Седьмой месяц беременности – не самая подходящая пора для этаких подвигов: пошли схватки, маму экстренно увезли в роддом и в пять тридцать утра на свет появился мальчик. Хоть хиленький, да живой. Два восемьсот; и то – слава Богу. Наверное, еще в утробе я подсознательно ощущал грань между бытием и небытием и стремительно хотел проявиться в жизнь.
Потенциальным братикам-сестричкам моим в этой лотерее повезло много меньше. Раньше мама и папа снимали комнатку в домике на самом краю города, у военного аэродрома. Рубили дрова, топили печку, однажды маму, на очередном большом сроке, потянуло разобрать старую сарайку в саду, на дрова, видимо. Результат был сходный, только ребенок не выжил. Были детки и до меня, были и после. Но мама делала карьеру в крупном оборонном предприятии, дела шли успешно и помехи были ни к чему.
Как только мне исполнился годик с небольшим, я был пристроен в ясельки; когда мне было четыре года, в числе очередных помех оказался наш папа. Мы с мамой остались вдвоем. Мир, в котором строила жизнь мама, не вызывал у меня доверия. Наверное, именно в это время сформировалась очередная подсознательная установка – глубокое недоверие ко всякого рода карьерным колеям, полезным связям и нежелание втискивать себя в их рамки.

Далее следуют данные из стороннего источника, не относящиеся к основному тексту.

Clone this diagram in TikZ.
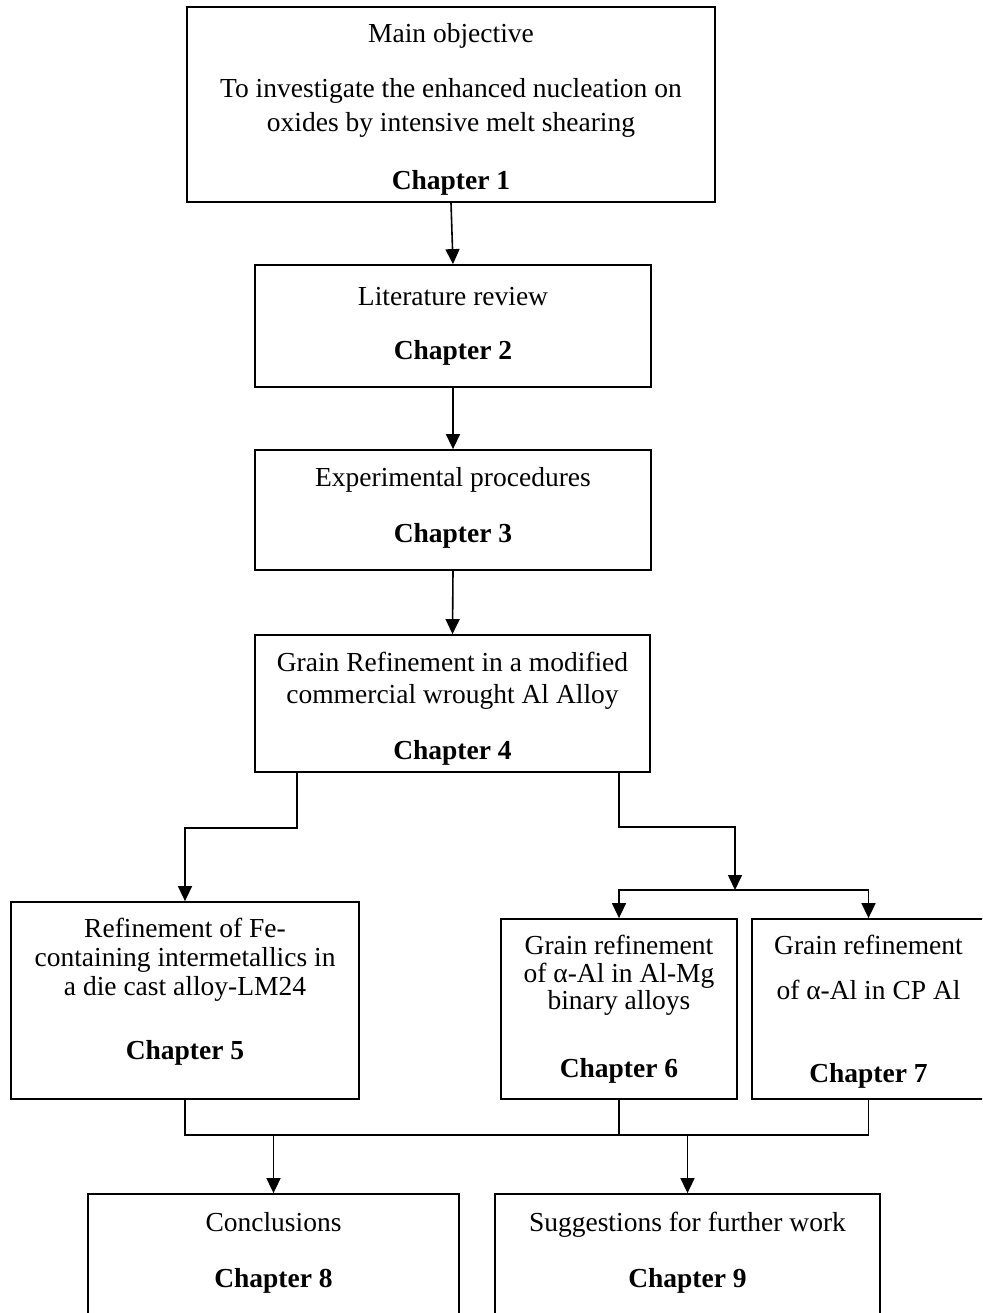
\documentclass[tikz,border=0pt]{standalone}
\usepackage{fontspec}
\setmainfont{Liberation Serif}
\usetikzlibrary{arrows.meta}
\begin{document}
\begin{tikzpicture}[x=0.5pt,y=-0.5pt,
  font=\fontsize{13.75}{16}\selectfont,
  box/.style={draw=black, line width=0.9pt, inner sep=0pt, fill=none},
  txt/.style={inner sep=0pt, anchor=base, align=center},
  arr/.style={draw=black, line width=0.8pt, -{Triangle[length=7.5pt,width=7pt]}},
  ln/.style={draw=black, line width=0.8pt}]
\useasboundingbox (0,0) rectangle (982,1313);
\clip (0,0) rectangle (982,1313);
\fill[white] (0,0) rectangle (982,1313);
% boxes
\node[box, minimum width=264pt, minimum height=97.5pt] (b1) at (451,104.5) {};
\node[box, minimum width=198pt, minimum height=61pt] (b2) at (453,326) {};
\node[box, minimum width=198pt, minimum height=60pt] (b3) at (453,510) {};
\node[box, minimum width=197.5pt, minimum height=68.5pt] (b4) at (452.5,703.5) {};
\node[box, minimum width=174pt, minimum height=98.5pt] (b5) at (185,1000.5) {};
\node[box, minimum width=118pt, minimum height=90pt] (b6) at (619,1009) {};
\node[box, minimum width=116.5pt, minimum height=90pt] (b7) at (868.5,1009) {};
\node[box, minimum width=185.5pt, minimum height=73pt] (b8) at (273.5,1267) {};
\node[box, minimum width=192.5pt, minimum height=73pt] (b9) at (687.5,1267) {};
% texts
\node[txt] (t1a) at (451,42) {Main objective};
\node[txt] (t1b) at (451,97) {To investigate the enhanced nucleation on};
\node[txt] (t1c) at (451,131) {oxides by intensive melt shearing};
\node[txt] (t1d) at (451,189) {\textbf{Chapter 1}};
\node[txt] (t2a) at (453,305) {Literature review};
\node[txt] (t2b) at (453,359) {\textbf{Chapter 2}};
\node[txt] (t3a) at (453,486) {Experimental procedures};
\node[txt] (t3b) at (453,542) {\textbf{Chapter 3}};
\node[txt] (t4a) at (452.5,671) {Grain Refinement in a modified};
\node[txt] (t4b) at (452.5,703) {commercial wrought Al Alloy};
\node[txt] (t4c) at (452.5,759) {\textbf{Chapter 4}};
\node[txt] (t5a) at (185,937) {Refinement of Fe-};
\node[txt] (t5b) at (185,966) {containing intermetallics in};
\node[txt] (t5c) at (185,995) {a die cast alloy-LM24};
\node[txt] (t5d) at (185,1059) {\textbf{Chapter 5}};
\node[txt] (t6a) at (619,954) {Grain refinement};
\node[txt] (t6b) at (619,982) {of α-Al in Al-Mg};
\node[txt] (t6c) at (619,1009) {binary alloys};
\node[txt] (t6d) at (619,1077) {\textbf{Chapter 6}};
\node[txt] (t7a) at (868.5,954) {Grain refinement};
\node[txt] (t7b) at (868.5,999) {of α-Al in CP Al};
\node[txt] (t7c) at (868.5,1082) {\textbf{Chapter 7}};
\node[txt] (t8a) at (273.5,1231) {Conclusions};
\node[txt] (t8b) at (273.5,1287) {\textbf{Chapter 8}};
\node[txt] (t9a) at (687.5,1231) {Suggestions for further work};
\node[txt] (t9b) at (687.5,1287) {\textbf{Chapter 9}};
% coordinates
\coordinate (l1) at (297,828);
\coordinate (r1) at (619,827);
\coordinate (j1) at (735,890);
\coordinate (m) at (0,1135);
% connectors
\draw[arr] (b1.south) -- (b2.north);
\draw[arr] (b2.south) -- (b3.north);
\draw[arr] (b3.south) -- (b4.north);
\draw[arr] (b4.south -| l1) -- (l1) -- (l1 -| b5.north) -- (b5.north);
\draw[arr] (b4.south -| r1) -- (r1) -- (r1 -| j1) -- (j1);
\draw[arr] (j1) -| (b6.north);
\draw[arr] (j1) -| (b7.north);
\draw[ln] (b5.south) -- (b5.south |- m) -- (b7.south |- m) -- (b7.south);
\draw[ln] (b6.south) -- (b6.south |- m);
\draw[arr] (b8.north |- m) -- (b8.north);
\draw[arr] (b9.north |- m) -- (b9.north);
\end{tikzpicture}
\end{document}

Иногда мама летом отвозила меня в деревню, недалеко от Вологды, повидать бабушку, да и всю нашу многочисленную родню. В маминой семье было восемь детишек, в папиной – четверо; для довоенной Вологодчины – дело обычное. Огромные срубы-пятистенки, повети-сеновалы-горницы; выскобленные дочиста полы, покрытые рядном лавки, огромная, закопченная печь с лежанкой на полкомнаты, иконы по углам; смешанные запахи, каких я нигде больше не встречал, но, сам не знаю каким образом, иногда отчетливо вспоминаю. Мелкие, тракторами рытые прудики с мутной водичкой на задах огородов, где мы ловили пескарей. Конский навоз, сенная труха, бабушкины пирожки с яйцом и луком, – каким-то незаметным образом все деревенские впечатления и открытия смогли укорениться во мне и со временем, подобно семени, пойти в рост: книзу – вглубь земли и наружу – вовне, к солнцу.